[Begin]

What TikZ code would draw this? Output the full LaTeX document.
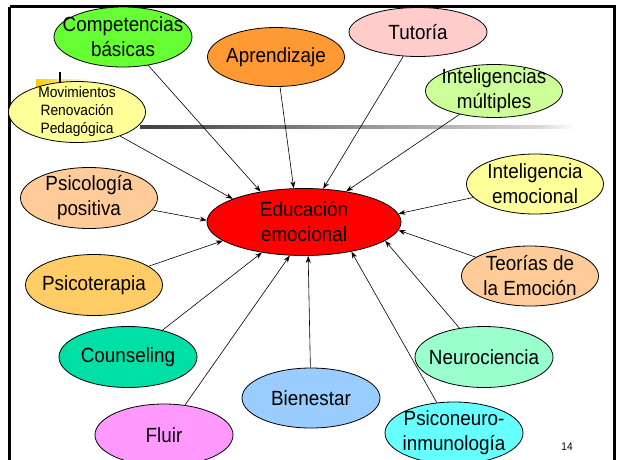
\documentclass[tikz,border=0pt]{standalone}
\usepackage{fontspec}
\setmainfont{Liberation Sans}[FakeStretch=0.92]
\usetikzlibrary{arrows.meta,shapes.geometric}
\definecolor{cComp}{HTML}{66FF33}
\definecolor{cApr}{HTML}{FF9933}
\definecolor{cTut}{HTML}{FFCCCC}
\definecolor{cMult}{HTML}{CCFF99}
\definecolor{cYel}{HTML}{FFFF99}
\definecolor{cPeach}{HTML}{FFCC99}
\definecolor{cPsiT}{HTML}{FFCC66}
\definecolor{cCoun}{HTML}{00E0A6}
\definecolor{cNeur}{HTML}{99FFCC}
\definecolor{cBien}{HTML}{99CCFF}
\definecolor{cFluir}{HTML}{FF99FF}
\definecolor{cPsiN}{HTML}{66FFFF}
\definecolor{cGold}{HTML}{FFCC00}
\tikzset{
  bub/.style={ellipse, draw=black, line width=0.8pt, inner sep=0pt,
              minimum width=137pt, minimum height=60pt},
  lbl/.style={align=center, inner sep=0pt, font=\fontsize{20.5}{25}\selectfont},
  arr/.style={line width=0.6pt, -{Stealth[length=7pt,width=5pt]}}
}
\begin{document}
\begin{tikzpicture}[x=1pt,y=-1pt]
\useasboundingbox (0,0) rectangle (619,459);
\fill[white] (0,0) rectangle (619,459);
% slide decorations
\shade[left color=cGold, right color=white] (36,79) rectangle (90,100);
\draw[line width=2.5pt] (60,72) -- (60,85);
\shade[left color=black!75, right color=black!15] (140,125) rectangle (540,128);
\shade[left color=black!15, right color=white] (540,125) rectangle (575,128);
% frame
\draw[line width=3pt] (9.5,6.5) -- (614.5,6.5) -- (614.5,470);
\draw[line width=3pt] (9.5,6.5) -- (9.5,470);
% centre
\node[bub, fill=red, minimum width=194pt, minimum height=67pt] (edu) at (304,222) {};
\node[lbl] at (edu) {Educación\\emocional};
% outer ellipses
\node[bub, fill=cComp, minimum width=138pt] (comp) at (123,37) {};
\node[lbl] at (comp) {Competencias\\básicas};
\node[bub, fill=cApr, minimum height=59pt] (apr) at (276,57) {};
\node[lbl] at (apr) {Aprendizaje};
\node[bub, fill=cTut, minimum width=138pt, minimum height=49pt] (tut) at (418,32) {};
\node[lbl] at (tut) {Tutoría};
\node[bub, fill=cMult, minimum height=53pt] (mult) at (494,91) {};
\node[lbl] at (mult) {Inteligencias\\múltiples};
\node[bub, fill=cYel, minimum height=61pt] (mov) at (77,112) {};
\node[align=center, inner sep=0pt, font=\fontsize{15}{18}\selectfont] at (mov) {Movimientos\\Renovación\\Pedagógica};
\node[bub, fill=cYel] (iem) at (535,184) {};
\node[lbl] at (iem) {Inteligencia\\emocional};
\node[bub, fill=cPeach, minimum height=61pt] (ppos) at (89,198) {};
\node[lbl] at (ppos) {Psicología\\positiva};
\node[bub, fill=cPeach] (teo) at (530,276) {};
\node[lbl] at (teo) {Teorías de\\la Emoción};
\node[bub, fill=cPsiT, minimum height=61pt] (pter) at (94,285) {};
\node[lbl] at (pter) {Psicoterapia};
\node[bub, fill=cCoun, minimum width=138pt, minimum height=61pt] (coun) at (128,357) {};
\node[lbl] at (coun) {Counseling};
\node[bub, fill=cNeur, minimum width=138pt, minimum height=61pt] (neur) at (484,357) {};
\node[lbl] at (neur) {Neurociencia};
\node[bub, fill=cBien, minimum width=138pt] (bien) at (311,398) {};
\node[lbl] at (bien) {Bienestar};
\node[bub, fill=cFluir, minimum width=138pt, minimum height=62pt] (fluir) at (164,435) {};
\node[lbl] at (fluir) {Fluir};
\node[bub, fill=cPsiN, minimum width=138pt, minimum height=62pt] (psin) at (454,433) {};
\node[lbl] at (psin) {Psiconeuro-\\inmunología};
\node[inner sep=0pt, font=\fontsize{11}{12}\selectfont] (pg) at (567,447) {14};
% connectors
\draw[arr] (mov) -- (edu.162);
\draw[arr] (comp) -- (edu.145);
\draw[arr] (apr) -- (edu.107);
\draw[arr] (tut) -- (edu.60);
\draw[arr] (mult) -- (edu.36);
\draw[arr] (iem) -- (edu.5);
\draw[arr] (teo) -- (edu.-5.5);
\draw[arr] (neur) -- (edu.-13.5);
\draw[arr] (psin) -- (edu.-32);
\draw[arr] (bien) -- (edu.-83);
\draw[arr] (fluir) -- (edu.-113);
\draw[arr] (coun) -- (edu.-144);
\draw[arr] (pter) -- (edu.-167);
\draw[arr] (ppos) -- (edu.179);
\end{tikzpicture}
\end{document}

[End]

• [Your task]: Every line is to be duplicated exactly, though pictures stay out.

• [Solution for this task]:
What TikZ code would draw this? Output the full LaTeX document.
\documentclass[tikz,border=0pt]{standalone}
\usepackage{fontspec}
\setmainfont{Liberation Sans}[FakeStretch=0.92]
\usetikzlibrary{arrows.meta,shapes.geometric}
\definecolor{cComp}{HTML}{66FF33}
\definecolor{cApr}{HTML}{FF9933}
\definecolor{cTut}{HTML}{FFCCCC}
\definecolor{cMult}{HTML}{CCFF99}
\definecolor{cYel}{HTML}{FFFF99}
\definecolor{cPeach}{HTML}{FFCC99}
\definecolor{cPsiT}{HTML}{FFCC66}
\definecolor{cCoun}{HTML}{00E0A6}
\definecolor{cNeur}{HTML}{99FFCC}
\definecolor{cBien}{HTML}{99CCFF}
\definecolor{cFluir}{HTML}{FF99FF}
\definecolor{cPsiN}{HTML}{66FFFF}
\definecolor{cGold}{HTML}{FFCC00}
\tikzset{
  bub/.style={ellipse, draw=black, line width=0.8pt, inner sep=0pt,
              minimum width=137pt, minimum height=60pt},
  lbl/.style={align=center, inner sep=0pt, font=\fontsize{20.5}{25}\selectfont},
  arr/.style={line width=0.6pt, -{Stealth[length=7pt,width=5pt]}}
}
\begin{document}
\begin{tikzpicture}[x=1pt,y=-1pt]
\useasboundingbox (0,0) rectangle (619,459);
\fill[white] (0,0) rectangle (619,459);
% slide decorations
\shade[left color=cGold, right color=white] (36,79) rectangle (90,100);
\draw[line width=2.5pt] (60,72) -- (60,85);
\shade[left color=black!75, right color=black!15] (140,125) rectangle (540,128);
\shade[left color=black!15, right color=white] (540,125) rectangle (575,128);
% frame
\draw[line width=3pt] (9.5,6.5) -- (614.5,6.5) -- (614.5,470);
\draw[line width=3pt] (9.5,6.5) -- (9.5,470);
% centre
\node[bub, fill=red, minimum width=194pt, minimum height=67pt] (edu) at (304,222) {};
\node[lbl] at (edu) {Educación\\emocional};
% outer ellipses
\node[bub, fill=cComp, minimum width=138pt] (comp) at (123,37) {};
\node[lbl] at (comp) {Competencias\\básicas};
\node[bub, fill=cApr, minimum height=59pt] (apr) at (276,57) {};
\node[lbl] at (apr) {Aprendizaje};
\node[bub, fill=cTut, minimum width=138pt, minimum height=49pt] (tut) at (418,32) {};
\node[lbl] at (tut) {Tutoría};
\node[bub, fill=cMult, minimum height=53pt] (mult) at (494,91) {};
\node[lbl] at (mult) {Inteligencias\\múltiples};
\node[bub, fill=cYel, minimum height=61pt] (mov) at (77,112) {};
\node[align=center, inner sep=0pt, font=\fontsize{15}{18}\selectfont] at (mov) {Movimientos\\Renovación\\Pedagógica};
\node[bub, fill=cYel] (iem) at (535,184) {};
\node[lbl] at (iem) {Inteligencia\\emocional};
\node[bub, fill=cPeach, minimum height=61pt] (ppos) at (89,198) {};
\node[lbl] at (ppos) {Psicología\\positiva};
\node[bub, fill=cPeach] (teo) at (530,276) {};
\node[lbl] at (teo) {Teorías de\\la Emoción};
\node[bub, fill=cPsiT, minimum height=61pt] (pter) at (94,285) {};
\node[lbl] at (pter) {Psicoterapia};
\node[bub, fill=cCoun, minimum width=138pt, minimum height=61pt] (coun) at (128,357) {};
\node[lbl] at (coun) {Counseling};
\node[bub, fill=cNeur, minimum width=138pt, minimum height=61pt] (neur) at (484,357) {};
\node[lbl] at (neur) {Neurociencia};
\node[bub, fill=cBien, minimum width=138pt] (bien) at (311,398) {};
\node[lbl] at (bien) {Bienestar};
\node[bub, fill=cFluir, minimum width=138pt, minimum height=62pt] (fluir) at (164,435) {};
\node[lbl] at (fluir) {Fluir};
\node[bub, fill=cPsiN, minimum width=138pt, minimum height=62pt] (psin) at (454,433) {};
\node[lbl] at (psin) {Psiconeuro-\\inmunología};
\node[inner sep=0pt, font=\fontsize{11}{12}\selectfont] (pg) at (567,447) {14};
% connectors
\draw[arr] (mov) -- (edu.162);
\draw[arr] (comp) -- (edu.145);
\draw[arr] (apr) -- (edu.107);
\draw[arr] (tut) -- (edu.60);
\draw[arr] (mult) -- (edu.36);
\draw[arr] (iem) -- (edu.5);
\draw[arr] (teo) -- (edu.-5.5);
\draw[arr] (neur) -- (edu.-13.5);
\draw[arr] (psin) -- (edu.-32);
\draw[arr] (bien) -- (edu.-83);
\draw[arr] (fluir) -- (edu.-113);
\draw[arr] (coun) -- (edu.-144);
\draw[arr] (pter) -- (edu.-167);
\draw[arr] (ppos) -- (edu.179);
\end{tikzpicture}
\end{document}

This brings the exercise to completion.